Indepth Arts News:
"Bill Brandt : Over 50 Images by One of the Twentieth-Century’s Greatest Photographers"
2009-06-24 until 2009-07-18
Chris Beetles Gallery
London, ,
UK United Kingdom
Bill Brandt is regarded as one of the great paragons of British photography. His singular eye gave him a unique take on the quintessence of Britishness, and he formed an archive of images that are as socially powerful as they are visually poetic. Brandt was in fact German, born in Hamburg in 1904, but spent much of his life in denial of his origins. He arrived in London in 1931, and so taken was he by England and its way of life that he began to insist he had been born in South London – this started a lifelong metamorphosis into a stereotypical English gentleman. However, before embarking on this personal journey, Brandt had been fortunate enough to study under Man Ray in Paris, where he absorbed the aesthetics of Surrealism – a training that would forever colour his photographs with the marvellous tint of European modernism.
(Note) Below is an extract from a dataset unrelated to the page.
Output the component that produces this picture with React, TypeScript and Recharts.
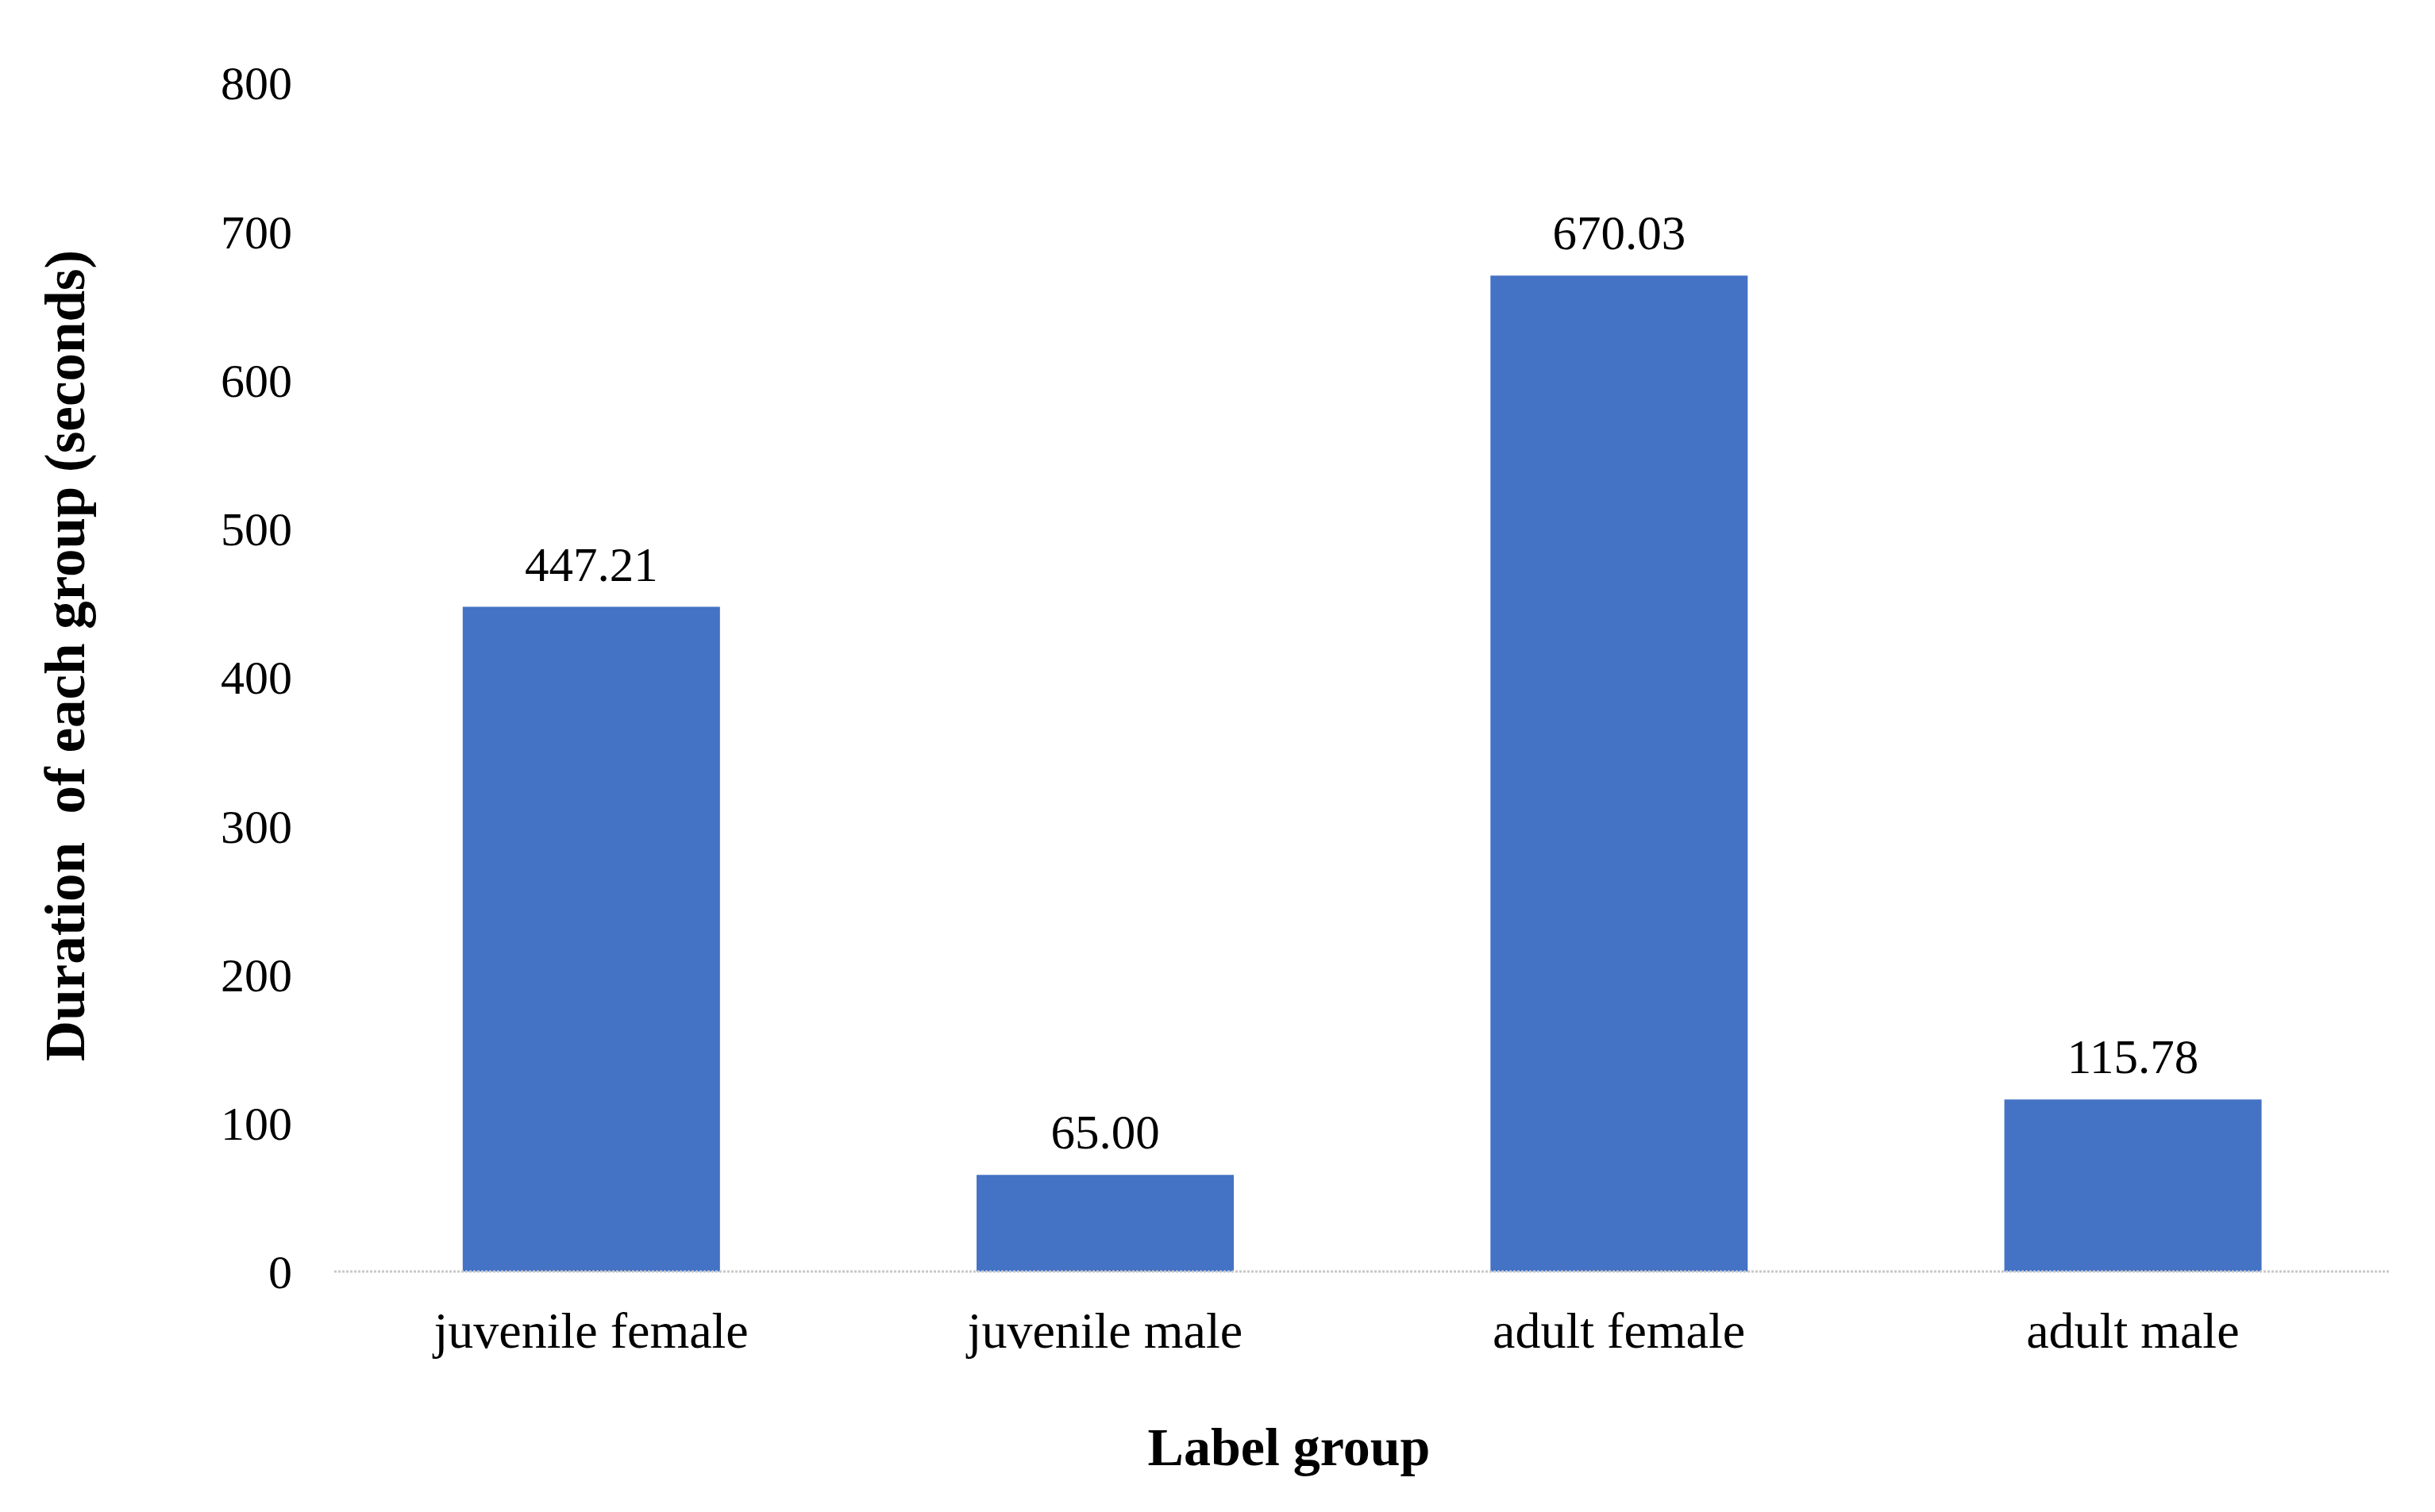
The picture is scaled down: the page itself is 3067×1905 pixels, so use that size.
import React from 'react';
import { BarChart, Bar, XAxis, YAxis, LabelList, Label } from 'recharts';

// Category names along the x axis
const groups = ['juvenile female', 'juvenile male', 'adult female', 'adult male'];
// Duration in seconds for each group
const durations = [447.21, 65.0, 670.03, 115.78];
// Y axis ticks
const yTicks = [0, 100, 200, 300, 400, 500, 600, 700, 800];

const data = groups.map((g, i) => ({ group: g, duration: durations[i] }));

const FONT = '"Liberation Serif", "Times New Roman", serif';

const App: React.FC = () => {
  return (
    <div style={{ width: 3051, height: 1889, background: '#fff' }}>
      <BarChart
        width={3051}
        height={1889}
        data={data}
        margin={{ top: 96, right: 49, left: 0, bottom: 0 }}
        barCategoryGap="25%"
      >
        <XAxis
          dataKey="group"
          height={295}
          tickLine={false}
          tickSize={0}
          tickMargin={51}
          axisLine={{ stroke: '#c8c8c8', strokeWidth: 3, strokeDasharray: '3 2' }}
          tick={{ fill: '#000', fontSize: 64, fontFamily: FONT }}
        >
          <Label
            content={({ viewBox }: any) => (
              <text
                x={viewBox.x + viewBox.width / 2 - 92}
                y={viewBox.y + 221}
                textAnchor="middle"
                dominantBaseline="central"
                fontFamily={FONT}
                fontWeight="bold"
                fontSize={68}
                fill="#000"
              >
                Label group
              </text>
            )}
          />
        </XAxis>
        <YAxis
          width={413}
          domain={[0, 800]}
          ticks={yTicks}
          interval={0}
          axisLine={false}
          tickLine={false}
          tickSize={0}
          tickMargin={53}
          tick={{ fill: '#000', fontSize: 60, fontFamily: FONT }}
        >
          <Label
            content={({ viewBox }: any) => {
              const cx = 74;
              const cy = viewBox.y + viewBox.height / 2 - 27;
              return (
                <text
                  x={cx}
                  y={cy}
                  transform={`rotate(-90 ${cx} ${cy})`}
                  textAnchor="middle"
                  dominantBaseline="central"
                  fontFamily={FONT}
                  fontWeight="bold"
                  fontSize={71}
                  fill="#000"
                  xmlSpace="preserve"
                >
                  Duration  of each group (seconds)
                </text>
              );
            }}
          />
        </YAxis>
        <Bar dataKey="duration" fill="#4472C4" isAnimationActive={false}>
          <LabelList
            dataKey="duration"
            position="top"
            offset={33}
            formatter={(v: any) => Number(v).toFixed(2)}
            style={{ fill: '#000', fontSize: 61, fontFamily: FONT }}
          />
        </Bar>
      </BarChart>
    </div>
  );
};

export default App;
Brandt was a regular presence in the great photographic magazines of the time, particularly Picture Post and Lilliput, but also published numerous books including The English at Home (1936), A Night in London (1938), Literary Britain (1951) and Perspective of Nudes (1961). Often reduced to stark blacks and whites, his images can be as formally powerful as the subject matter they depict – and often retain the humour, even satire, of an outsider looking in.
Brandt is known for documenting Britain and its people – the rich and poor, the celebrated artist and the unknown miner – but also for his idiosyncratic nude studies that obsessed him from 1951. Our show will focus on these two great facets of Brandt’s work, and aims to firmly reinforce his position in the canon of great twentieth-century photographers.